Gosto de tudo o que envolve o Carnaval, é certo: criar a personagem daquele ano é sempre do mais estimulante até porque isso obriga a “reuniões” várias do quarteto. Seja ao vivo, seja online, é ver o fabuloso processo criativo que precede a escolha da personagem desse ano. Escolhida a personagem (e nunca é muito difícil chegarmos a consenso), chegam as preocupações: que material comprar? Como fazer? Onde adquirir?
Ultrapassado este momento é chegado o momento de pôr as ideias em prática. E aí chegam os momentos hilariantes. Se olharmos para trás lembraremos centenas de momentos fabulosamente divertidos. O processo de fazer as nuvens de trovoada será sempre relembrado como o mais fantástico. O que custou colar aquilo! (E mal colado que ficou!). Mas…e as gargalhadas enquanto tentávamos? O trabalho de equipa que se criou? Isso é fabuloso! E as fantásticas Chonés? A famosa maquilhagem negra que tanto nos horrorizava? E as preocupações com cabeleireiro e maquilhagem para as nossas “senhoras dos anos 50”? Todo um trabalho de equipa exigido!!! Mas tanto momento fantástico e tanta gargalhada! E, ao analisar algumas das fotos dos anos que passaram, percebo que o Carnaval se tornou para nós mais uma forma de estreitar os laços de amizade que nos unem. Não nos encontramos para um jantar digno, com vestidos magníficos e com direito a brinde. Encontramo-nos altamente decoradas e celebramos os elementos que acima de tudo nos unem: amizade e loucura!

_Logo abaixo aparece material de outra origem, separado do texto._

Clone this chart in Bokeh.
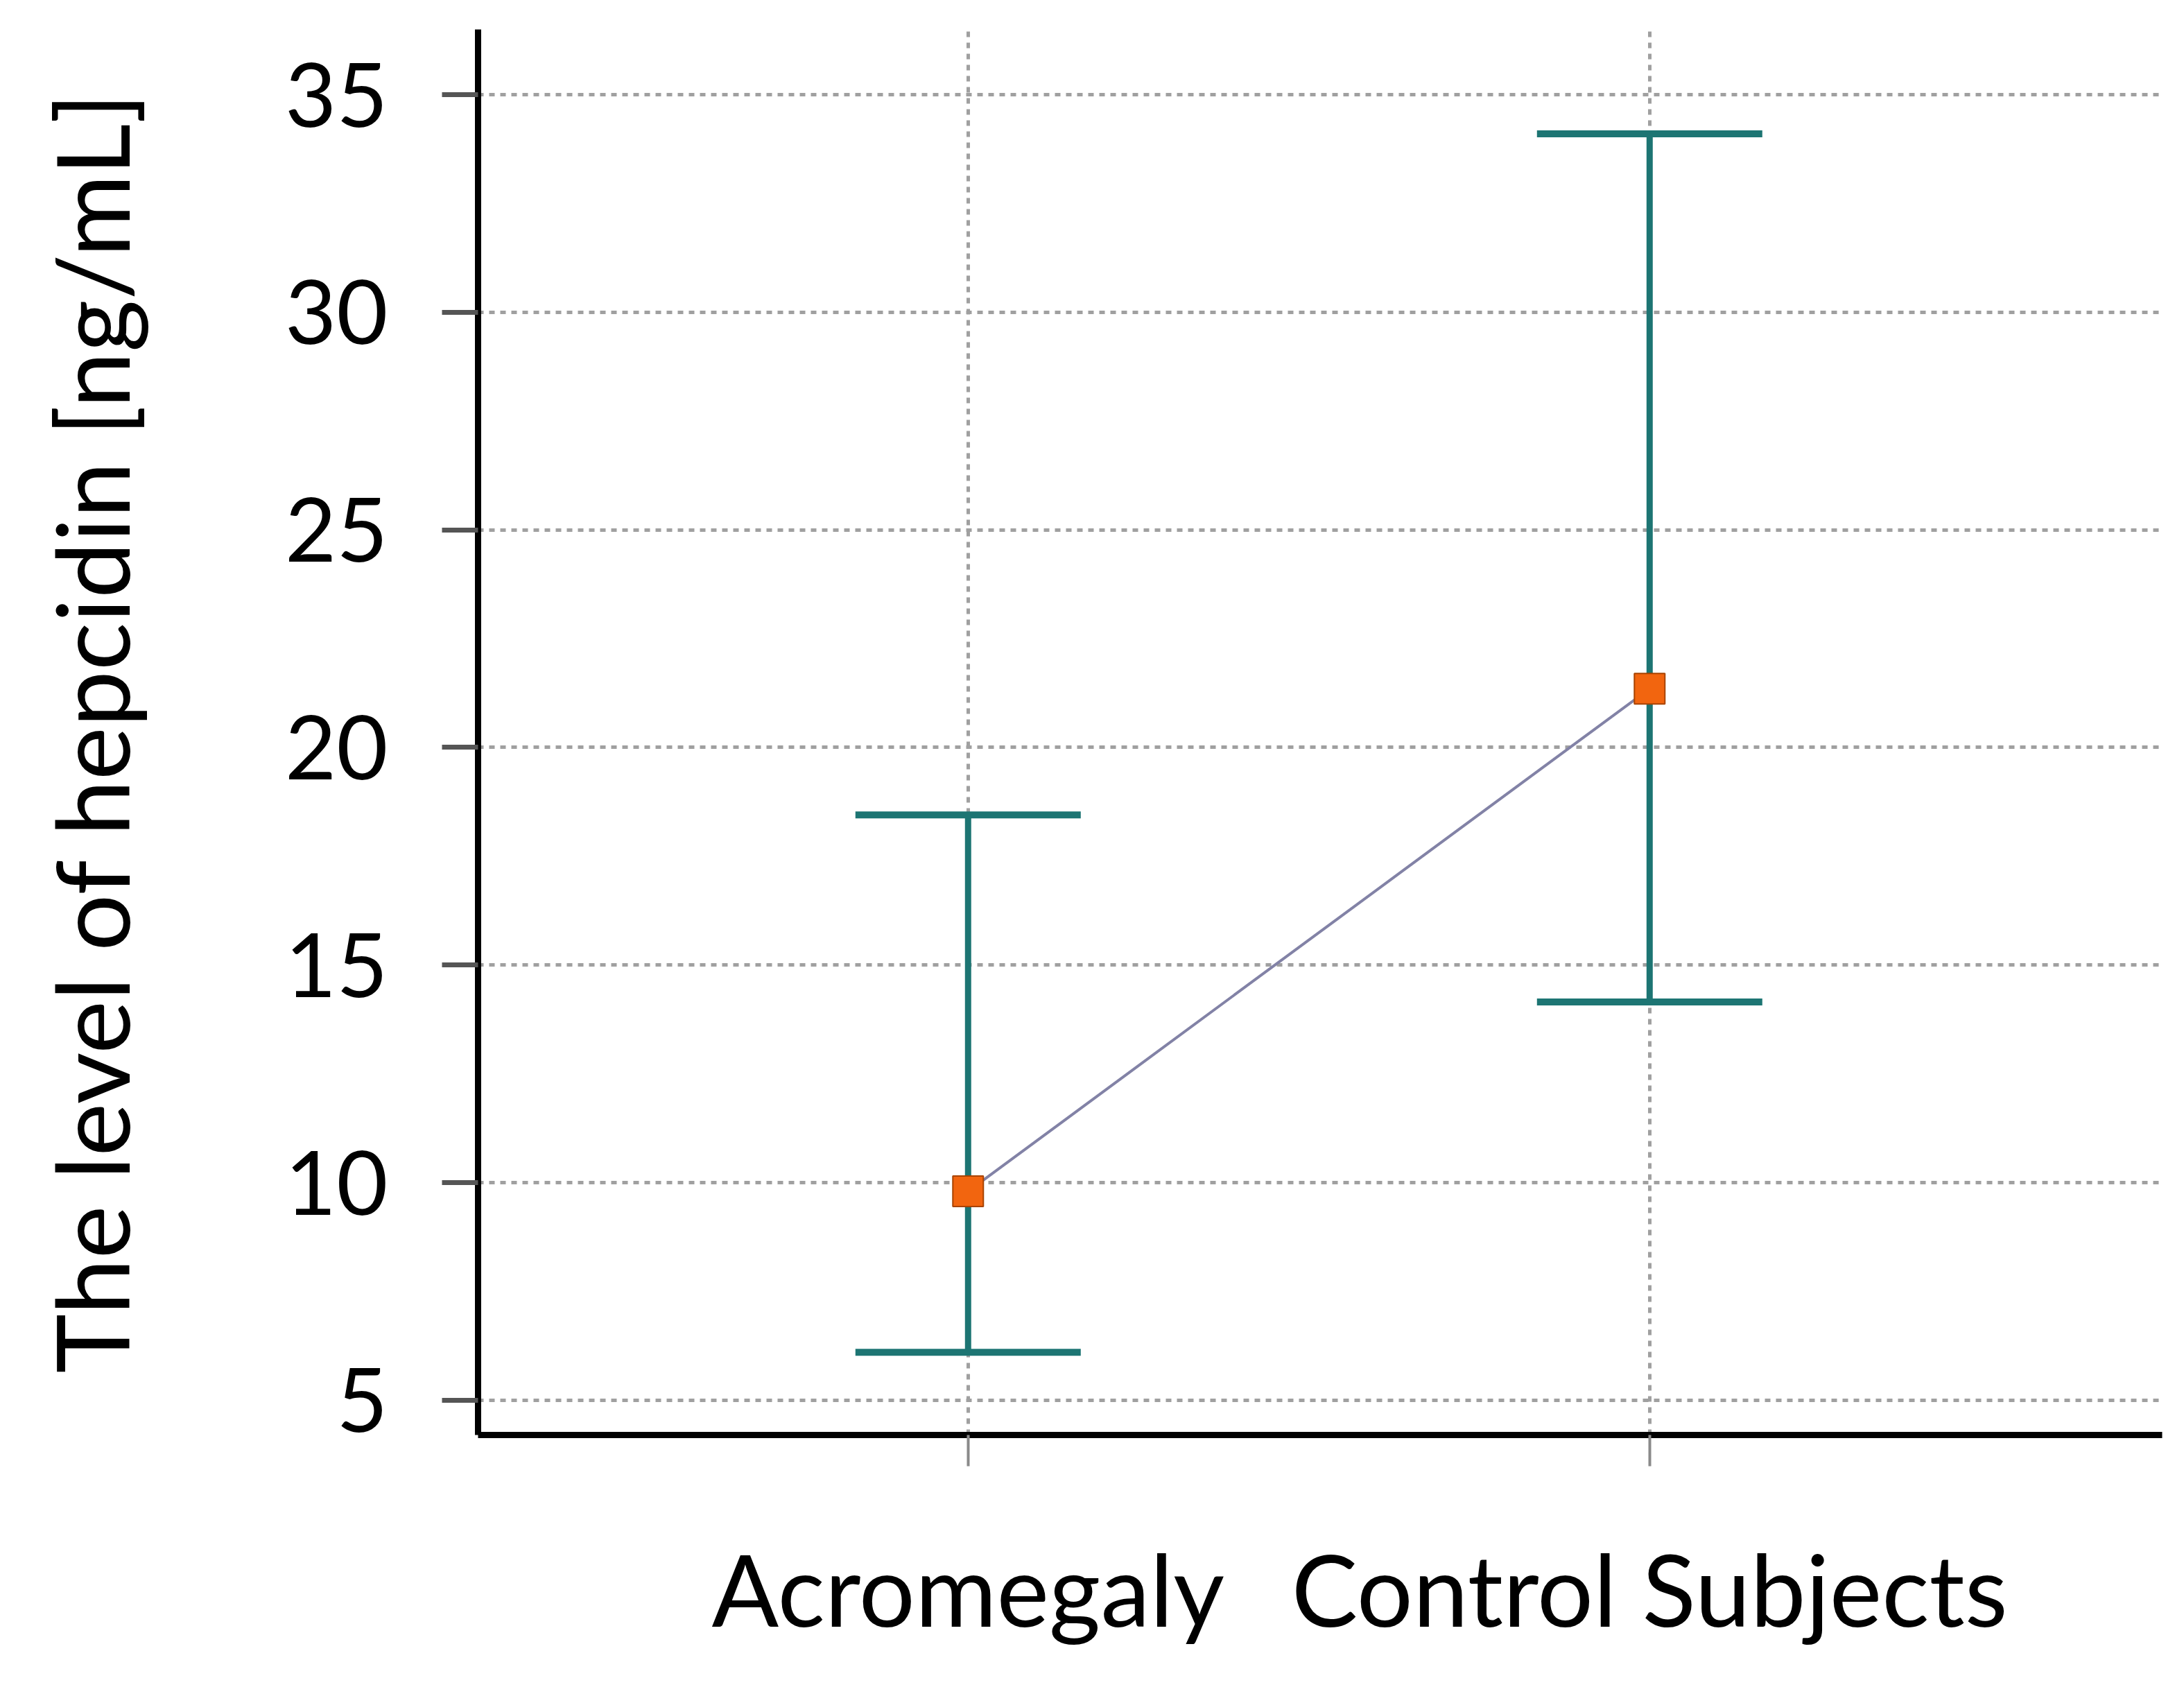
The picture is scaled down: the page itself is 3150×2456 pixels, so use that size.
from bokeh.plotting import figure
from bokeh.models import FixedTicker, ColumnDataSource, Whisker, TeeHead
from bokeh.embed import file_html
from bokeh.resources import INLINE

categories = ["Acromegaly", "Control Subjects"]
means = [9.8, 21.35]
upper = [18.45, 34.1]
lower = [6.1, 14.15]
y_ticks = [5, 10, 15, 20, 25, 30, 35]
y_title = "The level of hepcidin [ng/mL]"

xs = [i + 1 for i in range(len(categories))]
src = ColumnDataSource(dict(x=xs, mean=means, upper=upper, lower=lower))

TEAL = "#1d7573"
FONT = "Lato"

p = figure(width=3134, height=2440, output_backend="svg", toolbar_location=None,
           x_range=(0.281, 2.752), y_range=(4.2, 36.5),
           min_border_left=689, min_border_right=16, min_border_top=42, min_border_bottom=371)
p.outline_line_color = None
p.background_fill_color = "white"
p.border_fill_color = "white"

# grids
p.xgrid.ticker = FixedTicker(ticks=xs)
p.ygrid.ticker = FixedTicker(ticks=y_ticks)
for g in (p.xgrid, p.ygrid):
    g.grid_line_color = "#a0a0a0"
    g.grid_line_width = 5
    g.grid_line_dash = "8 8"

# axes
p.xaxis.ticker = FixedTicker(ticks=xs)
p.xaxis.major_label_overrides = {x: c for x, c in zip(xs, categories)}
p.yaxis.ticker = FixedTicker(ticks=y_ticks)
for ax in (p.xaxis, p.yaxis):
    ax.axis_line_color = "black"
    ax.axis_line_width = 9
    ax.minor_tick_line_color = None
    ax.major_tick_in = 0
    ax.major_label_text_font = FONT
    ax.major_label_text_color = "black"
    ax.axis_label_text_font = FONT
    ax.axis_label_text_font_style = "normal"
    ax.axis_label_text_color = "black"

p.xaxis.major_tick_out = 45
p.xaxis.major_tick_line_color = "#8a8a8a"
p.xaxis.major_tick_line_width = 4
p.xaxis.major_label_text_font_size = "143px"
p.xaxis.major_label_standoff = 90

p.yaxis.major_tick_out = 52
p.yaxis.major_tick_line_color = "#555555"
p.yaxis.major_tick_line_width = 7
p.yaxis.major_label_text_font_size = "128px"
p.yaxis.major_label_standoff = 78
p.yaxis.axis_label = y_title
p.yaxis.axis_label_text_font_size = "145px"
p.yaxis.axis_label_standoff = 190

# error bars
w = Whisker(source=src, base="x", upper="upper", lower="lower",
            line_color=TEAL, line_width=9, level="underlay",
            upper_head=TeeHead(size=325, line_color=TEAL, line_width=10),
            lower_head=TeeHead(size=325, line_color=TEAL, line_width=10))
p.add_layout(w)

# mean line and markers
p.line("x", "mean", source=src, line_color="#8282a6", line_width=4)
p.scatter("x", "mean", source=src, marker="square", size=44,
          fill_color="#f2650f", line_color="#a84300", line_width=2)

open("out.html", "w").write(file_html(p, INLINE))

Percebo hoje que o jantar de Carnaval é já uma tradição tão importante como o nosso jantar de Natal. Percebo que o que começou por ser uma tradição do quarteto se está a ampliar para ser uma tradição de um grupo de amigos alargado que, de ano para ano, tem mais gente disfarçada. E isso é fabuloso. Porque, e para acabar, percebi  que, quando escolho me mascarar em algum lado e com algum grupo é porque sinto essas pessoas como sendo “minhas”. Minhas compinchas na vontade de fazer festa, na loucura, na celebração dos sentimentos bons, na celebração da vida.
Por isso hoje, dia em que sai à rua mais uma fatiota de Carnaval, quero agradecer aos que celebram o Carnaval comigo há anos: os fabulosos membros do quarteto: Liliana, Mara e Helena. Aos que celebram há menos tempo mas que têm lugar cativo no meu coração: Gisela, Filipa (que hoje se estreia nas fatiotas de Carnaval!!!), Eugénia. Às minhas fantásticas amigas Alentejanas, com as quais celebrei vários carnavais, Maria João e Andreia. Agradecer ainda a algumas colegas (e amigas) de trabalho que rapidamente mostraram que o nível de loucura é perigosamente idêntico e que me fazem sentir em casa naquele cantinho do Alentejo: a maravilhosa Ana Luísa (quais seriam as probabilidades de encontrar na escola alguém com o mesmo desarranjo mental que eu???) e às minhas caras companheiras rockeiras Anabela e Deolinda!

 

E isto parece os agradecimentos dos óscares…deixemo-nos disso e vamos lá mas é tratar do disfarce e celebrar a vida!!!!!!!!